基于Cloudera Manager5配置HIVE压缩
基于Cloudera Manager5配置HIVE压缩,配置HIVE的压缩,实际就是配置MapReduce的压缩,包括运行结果及中间结果的压缩。
1、基于HIVE命令行的配置
- set hive.enforce.bucketing=true;
- set hive.exec.compress.output=true;
- set mapred.output.compress=true;
- set mapred.output.compression.codec=org.apache.hadoop.io.compress.GzipCodec;
- set io.compression.codecs=org.apache.hadoop.io.compress.GzipCodec;
在hive的命令下行运行如上代码即可,这里用的是Gzip压缩。
2、基于xml文件的压缩配置
mapred-site.xml
- <property>
- <name>mapred.output.compress</name>
- <value>true</value>
- <description>Should the job outputs be compressed?
- </description>
- </property>
- <property>
- <name>mapred.output.compression.codec</name>
- <value>org.apache.hadoop.io.compress.GzipCodec</value>
- <description>If the job outputs are compressed, how should they be compressed?
- </description>
- </property>
hive-site.xml
- <property>
- <name>hive.enforce.bucketing</name>
- <value>true</value>
- </property>
- <property>
- <name>hive.exec.compress.output</name>
- <value>true</value>
- </property>
- <property>
- <name>io.compression.codecs</name>
- <value>org.apache.hadoop.io.compress.GzipCodec</value>
- </property>
3、基于Cloudera Manager5配置HIVE压缩
1) 基于yarn的MR配置
2) hive的配置
增加如下内容
- <property>
- <name>hive.enforce.bucketing</name>
- <value>true</value>
- </property>
- <property>
- <name>hive.exec.compress.output</name>
- <value>true</value>
- </property>
- <property>
- <name>io.compression.codecs</name>
- <value>org.apache.hadoop.io.compress.GzipCodec</value>
- </property>
配置完毕,MapReduce包括hive运行结果以GZip进行压缩。
在hive命令行的话可以根据分区进行压缩。
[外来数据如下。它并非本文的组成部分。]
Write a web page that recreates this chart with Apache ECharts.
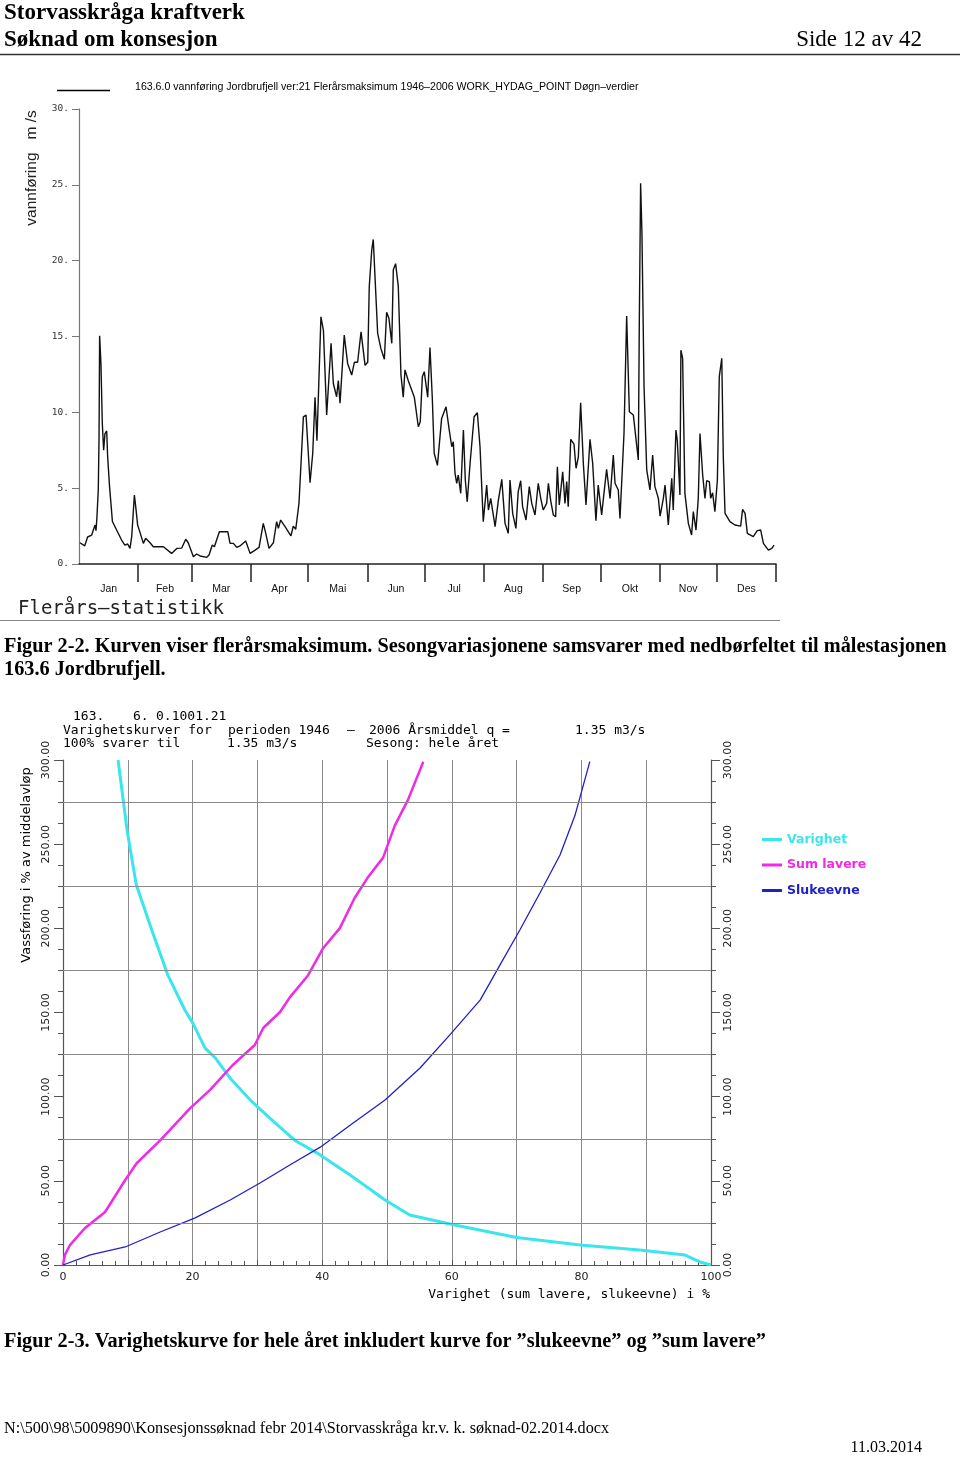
<!DOCTYPE html>
<html><head><meta charset="utf-8">
<script src="https://cdn.jsdelivr.net/npm/echarts@6/dist/echarts.min.js"></script>
<style>html,body{margin:0;padding:0;background:#fff}#c{width:960px;height:1457px}</style>
</head><body><div id="c"></div>
<script>
// ---------- Figure 2-2 : daily maximum discharge ----------
const dayOfYear = [0.5,3,4.5,6.6,7.5,8.4,8.9,9.4,10.1,10.5,10.8,11.5,12.2,12.9,13.6,14.5,15,16,17.5,19.7,22.3,24,25.5,26.7,27.6,29,29.7,30.7,32.1,33.7,34.9,37.2,38.9,44.2,45,48.5,51.2,53.8,55.9,57.2,59.9,61.6,63.4,66.9,68.1,69.8,70.9,73.5,77.9,79.1,80.8,82.6,84.3,87.3,89.6,92.2,94.3,96.5,97.8,99.5,101.8,103.5,104.4,105.6,107.9,111,112.2,113.5,115.2,117.5,118.9,121,122.4,123.6,124.6,126.7,128,129.7,132,133.2,134.9,135.8,136.7,138.9,140.7,142.8,144.2,145.9,147.7,149.8,151.2,152,153.3,154.1,155,156.4,158.1,159.9,161.1,162.3,163.8,164.6,165.8,167.2,168.6,169.8,170.7,172.4,175.6,177.7,178.7,179.8,180.8,182.6,183.8,185,186,187.7,189.9,192.2,193.9,195.2,196,196.9,197.8,198.6,199.9,201.3,202.3,203.3,204.8,206.9,208.6,210,211.7,213.5,214.4,215.6,217.9,219.6,221.4,223.1,224.8,225.7,227.1,228.8,230,231.3,232.3,234.1,235.8,237.1,238.8,240.5,241.8,243.1,244.9,245.8,247,248.4,249.6,250.5,251.5,253.3,254.5,255.4,256.2,257.5,259.2,260.3,261.5,262.7,264.1,265.5,267.6,269,270.7,271.9,273.7,274.9,276.3,278.1,279.8,280.7,282.4,283.3,285.4,286.8,288.2,290.3,292.9,293.4,294.1,294.8,295.9,297.3,299,300.4,301.6,303.4,304.3,306,306.9,308.6,310.4,311.2,312.6,313.3,314.7,315.2,316.1,317.3,319.1,320.8,321.7,323.1,324.3,325.2,326.6,327.8,328.7,330.1,330.8,331.8,333,334.3,335.3,336.6,337.4,338.3,340.9,343.5,346.5,347.5,348.8,350,353.1,355.2,357,358.4,361,362.8,364];
const flow = [1.4,1.2,1.78,1.9,2.24,2.57,2.2,3.1,4.9,8.4,15.05,13.2,9.3,7.5,8.6,8.77,7.07,5.1,2.8,2.24,1.58,1.25,1.32,1.03,1.8,4.55,3.78,2.57,2.02,1.36,1.69,1.4,1.14,1.14,1.25,0.7,1.03,1.05,1.63,1.4,0.48,0.66,0.53,0.44,0.59,1.25,1.14,2.13,2.13,1.36,1.36,1.1,1.19,1.52,0.7,0.92,1.1,2.68,2.02,1.03,1.4,2.79,2.35,2.9,2.46,1.85,2.5,2.29,4.0,9.7,9.82,5.36,7.3,11.0,8.13,16.3,15.4,9.82,14.55,11.9,11.03,12.1,10.6,15.1,13.2,12.46,13.3,13.3,15.3,13.1,13.3,18.3,20.7,21.4,21.47,15.2,14.2,13.5,16.6,16.2,14.55,19.4,19.8,18.3,12.46,11.0,12.8,12.1,11.0,9.05,9.38,12.35,12.68,11.0,14.28,11.0,7.3,6.5,9.6,10.37,8.83,7.73,8.06,5.98,5.32,5.87,4.66,8.83,5.54,4.1,6.64,9.71,9.97,7.73,2.79,5.2,3.56,4.33,2.46,4.2,5.58,2.68,2.02,5.54,3.34,2.35,4.77,5.49,3.78,2.9,5.1,4.0,3.23,5.32,4.33,3.56,4.0,5.32,4.2,3.23,3.12,6.41,3.89,6.08,4.0,5.43,3.78,8.22,7.91,6.31,7.07,10.63,6.64,3.89,8.22,6.64,2.85,5.2,3.23,4.66,6.24,4.33,7.18,5.32,4.88,3.01,8.6,16.35,10.04,9.82,6.86,15.65,25.1,21.8,11.7,6.2,4.88,7.18,5.1,4.33,3.16,4.33,5.2,2.57,5.65,3.56,8.83,8.17,4.55,14.1,13.56,4.66,2.68,1.91,3.45,2.24,4.33,8.6,5.87,4.33,5.49,5.43,4.33,4.7,3.45,5.54,12.35,13.56,7.07,3.34,2.79,2.57,2.5,3.6,3.34,2.02,1.8,2.2,2.24,1.36,0.92,1.03,1.25];
const monthNames = ['Jan','Feb','Mar','Apr','Mai','Jun','Jul','Aug','Sep','Okt','Nov','Des'];
const monthEnds = [31,59,90,120,151,181,212,243,273,304,334,365];
const monthMids = [15.5,45,74.5,105,135.5,166,196.5,227.5,258,288.5,319,349.5];

// ---------- Figure 2-3 : duration curves (x = % of time, y = % of mean flow) ----------
const varighetX = [8.5,9.9,11.3,13.7,16.2,18.8,20.0,21.9,23.5,25.8,28.9,32.0,35.8,39.7,44.3,49.7,53.5,59.7,70.0,79.8,89.0,96.0,98.3,100];
const varighetY = [300,258,226,199,172,151.5,144,129,123,111,98,87,74,65.4,53.5,38.6,29.7,24.4,16.3,11.9,8.9,5.9,1.8,0];
const sumLavereX = [0,0.3,1.1,3.4,6.5,9.6,11.4,15.0,19.6,22.7,26.2,29.6,30.9,33.5,35.0,37.8,40.1,42.7,45.0,47.0,49.4,51.2,53.2,55.6];
const sumLavereY = [0,6,12,22,31.5,50.5,60.6,74,93,104,118.8,130.7,140.8,150.3,159,172,188,200,218,230,242,261,276,299];
const slukeevneX = [0,4.2,9.6,15.0,20.4,25.8,30.4,35.0,39.7,44.3,49.7,55.1,59.7,64.4,67.4,70.5,73.6,76.7,79.0,81.3];
const slukeevneY = [0,6,10.7,19.6,28,38.6,48.7,59.4,70,83,98,117,136.7,157.5,178,199,221,243.6,267,299];
const gridLevels = [25,75,125,175,225,275];
const legendNames = ['Varighet','Sum lavere','Slukeevne'];
const legendColors = ['#3ae6ec','#f02ae6','#2020c8'];

const pairs = (xs, ys) => xs.map((x, i) => [x, ys[i]]);

function T(text, x, y, o) {
  o = o || {};
  return {
    type: 'text', x: x, y: y, rotation: o.rot || 0, silent: true, z: 10,
    style: {
      text: text,
      fontSize: o.size || 12,
      fontFamily: o.family || 'Liberation Serif',
      fontWeight: o.weight || 'normal',
      fill: o.color || '#000',
      align: o.align || 'left', textAlign: o.align || 'left',
      verticalAlign: o.va || 'middle', textVerticalAlign: o.va || 'middle'
    }
  };
}
function L(x1, y1, x2, y2, color, w) {
  return { type: 'line', silent: true, z: 10, shape: { x1, y1, x2, y2 }, style: { stroke: color, lineWidth: w } };
}

const mono = 'DejaVu Sans Mono';
const graphic = [
  T('Storvasskråga kraftverk', 4, 13, { size: 23, weight: 'bold' }),
  T('Søknad om konsesjon', 4, 40, { size: 23, weight: 'bold' }),
  T('Side 12 av 42', 922, 40, { size: 23, align: 'right' }),
  L(0, 54.5, 960, 54.5, '#333', 1.5),
  L(57, 90.5, 110, 90.5, '#000', 1.5),
  T('163.6.0 vannføring Jordbrufjell ver:21 Flerårsmaksimum 1946–2006 WORK_HYDAG_POINT Døgn–verdier', 135, 87, { size: 10.6, family: 'Liberation Sans' }),
  T('vannføring   m /s', 32, 168, { size: 15.5, family: 'Liberation Sans', rot: Math.PI / 2, align: 'center', color: '#222' }),
  T('Flerårs—statistikk', 18, 609, { size: 19, family: mono, color: '#222' }),
  L(0, 620.5, 780, 620.5, '#888', 1),
  T('Figur 2-2. Kurven viser flerårsmaksimum. Sesongvariasjonene samsvarer med nedbørfeltet til målestasjonen', 4, 647, { size: 20.3, weight: 'bold' }),
  T('163.6 Jordbrufjell.', 4, 670, { size: 20.3, weight: 'bold' }),
  T('163.', 73, 717, { size: 13, family: mono }),
  T('6.', 133, 717, { size: 13, family: mono }),
  T('0.1001.21', 156, 717, { size: 13, family: mono }),
  T('Varighetskurver for', 63, 731, { size: 13, family: mono }),
  T('perioden 1946', 228, 731, { size: 13, family: mono }),
  T('–', 347, 731, { size: 13, family: mono }),
  T('2006 Årsmiddel q =', 369, 731, { size: 13, family: mono }),
  T('1.35 m3/s', 575, 731, { size: 13, family: mono }),
  T('100% svarer til', 63, 744, { size: 13, family: mono }),
  T('1.35 m3/s', 227, 744, { size: 13, family: mono }),
  T('Sesong: hele året', 366, 744, { size: 13, family: mono }),
  T('Vassføring i % av middelavløp', 27, 865, { size: 13, family: 'DejaVu Sans', rot: Math.PI / 2, align: 'center' }),
  T('Varighet (sum lavere, slukeevne) i %', 710, 1295, { size: 13, family: mono, align: 'right' }),
  T('Figur 2-3. Varighetskurve for hele året inkludert kurve for ”slukeevne” og ”sum lavere”', 4, 1342, { size: 20.3, weight: 'bold' }),
  T('N:\\500\\98\\5009890\\Konsesjonssøknad febr 2014\\Storvasskråga kr.v. k. søknad-02.2014.docx', 4, 1429, { size: 16.2 }),
  T('11.03.2014', 922, 1448, { size: 16, align: 'right' })
];

const chart = echarts.init(document.getElementById('c'), null, { renderer: 'canvas' });
const yLab = { rotate: 90, fontSize: 11, fontFamily: 'DejaVu Sans', color: '#222', formatter: v => v.toFixed(2) };
chart.setOption({
  backgroundColor: '#fff',
  animation: false,
  graphic: graphic,
  legend: {
    orient: 'vertical', left: 757, top: 828, itemWidth: 20, itemHeight: 3, itemGap: 12.5, icon: 'rect',
    selectedMode: false,
    textStyle: { fontWeight: 'bold', fontSize: 12.5, fontFamily: 'DejaVu Sans' },
    data: legendNames.map((n, i) => ({ name: n, textStyle: { color: legendColors[i] } }))
  },
  grid: [
    { left: 79, top: 109, width: 697, height: 455 },
    { left: 63, top: 760, width: 648, height: 505 }
  ],
  xAxis: [
    {
      gridIndex: 0, type: 'value', min: 0, max: 365,
      axisLine: { lineStyle: { color: '#222', width: 1.5 } },
      axisTick: { show: true, customValues: monthEnds, length: 18, lineStyle: { color: '#222', width: 1.5 } },
      axisLabel: { customValues: monthMids, margin: 20, fontSize: 10.5, fontFamily: 'Liberation Sans', color: '#111',
        formatter: v => { const i = monthMids.indexOf(v); return i >= 0 ? monthNames[i] : ''; } },
      splitLine: { show: false }
    },
    {
      gridIndex: 1, type: 'value', min: 0, max: 100, interval: 10,
      axisLine: { lineStyle: { color: '#555', width: 1.2 } },
      axisTick: { inside: true, length: 5, lineStyle: { color: '#555' } },
      minorTick: { show: true, splitNumber: 5, length: 4, lineStyle: { color: '#555' } },
      splitLine: { show: true, lineStyle: { color: '#8a8a8a', width: 1 } },
      axisLabel: { margin: 7, fontSize: 11, fontFamily: 'DejaVu Sans', color: '#222', formatter: v => (v % 20 === 0 ? String(v) : '') }
    }
  ],
  yAxis: [
    {
      gridIndex: 0, type: 'value', min: 0, max: 30, interval: 5,
      axisLine: { show: true, lineStyle: { color: '#777', width: 1.2 } },
      axisTick: { show: true, length: 7, lineStyle: { color: '#777' } },
      axisLabel: { margin: 10, fontSize: 9.5, fontFamily: mono, color: '#333', formatter: v => v + '.' },
      splitLine: { show: false }
    },
    {
      gridIndex: 1, type: 'value', min: 0, max: 300, interval: 50, position: 'left',
      axisLine: { show: true, lineStyle: { color: '#555', width: 1.2 } },
      axisTick: { show: true, length: 9, lineStyle: { color: '#555' } },
      minorTick: { show: true, splitNumber: 4, length: 5, lineStyle: { color: '#555' } },
      axisLabel: Object.assign({ margin: 11 }, yLab),
      splitLine: { show: false }
    },
    {
      gridIndex: 1, type: 'value', min: 0, max: 300, interval: 50, position: 'right',
      axisLine: { show: true, lineStyle: { color: '#555', width: 1.2 } },
      axisTick: { show: true, length: 9, lineStyle: { color: '#555' } },
      minorTick: { show: true, splitNumber: 4, length: 5, lineStyle: { color: '#555' } },
      axisLabel: Object.assign({ margin: 12 }, yLab),
      splitLine: { show: false }
    }
  ],
  series: [
    {
      name: 'Flerårsmaksimum', type: 'line', xAxisIndex: 0, yAxisIndex: 0, showSymbol: false, symbol: 'none',
      data: pairs(dayOfYear, flow), lineStyle: { color: '#111', width: 1.4 }, color: '#111'
    },
    {
      name: 'grid', type: 'line', xAxisIndex: 1, yAxisIndex: 1, data: [], z: 1, symbol: 'none',
      markLine: { silent: true, symbol: 'none', label: { show: false },
        lineStyle: { color: '#8a8a8a', width: 1, type: 'solid' },
        data: gridLevels.map(v => ({ yAxis: v })) }
    },
    {
      name: legendNames[0], type: 'line', xAxisIndex: 1, yAxisIndex: 1, symbol: 'none', z: 3, color: legendColors[0],
      data: pairs(varighetX, varighetY), lineStyle: { color: legendColors[0], width: 3 }
    },
    {
      name: legendNames[1], type: 'line', xAxisIndex: 1, yAxisIndex: 1, symbol: 'none', z: 3, color: legendColors[1],
      data: pairs(sumLavereX, sumLavereY), lineStyle: { color: legendColors[1], width: 2.5 }
    },
    {
      name: legendNames[2], type: 'line', xAxisIndex: 1, yAxisIndex: 1, symbol: 'none', z: 3, color: legendColors[2],
      data: pairs(slukeevneX, slukeevneY), lineStyle: { color: legendColors[2], width: 1.3 }
    }
  ]
});
</script></body></html>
可以设置:
--设置hive处理压缩
set hive.exec.compress.output=true;
--yarn
set mapreduce.output.fileoutputformat.compress=true;
set mapreduce.output.fileoutputformat.compress.codec=org.apache.hadoop.io.compress.GzipCodec;
set hive.exec.compress.output=true;
--yarn
set mapreduce.output.fileoutputformat.compress=true;
set mapreduce.output.fileoutputformat.compress.codec=org.apache.hadoop.io.compress.GzipCodec;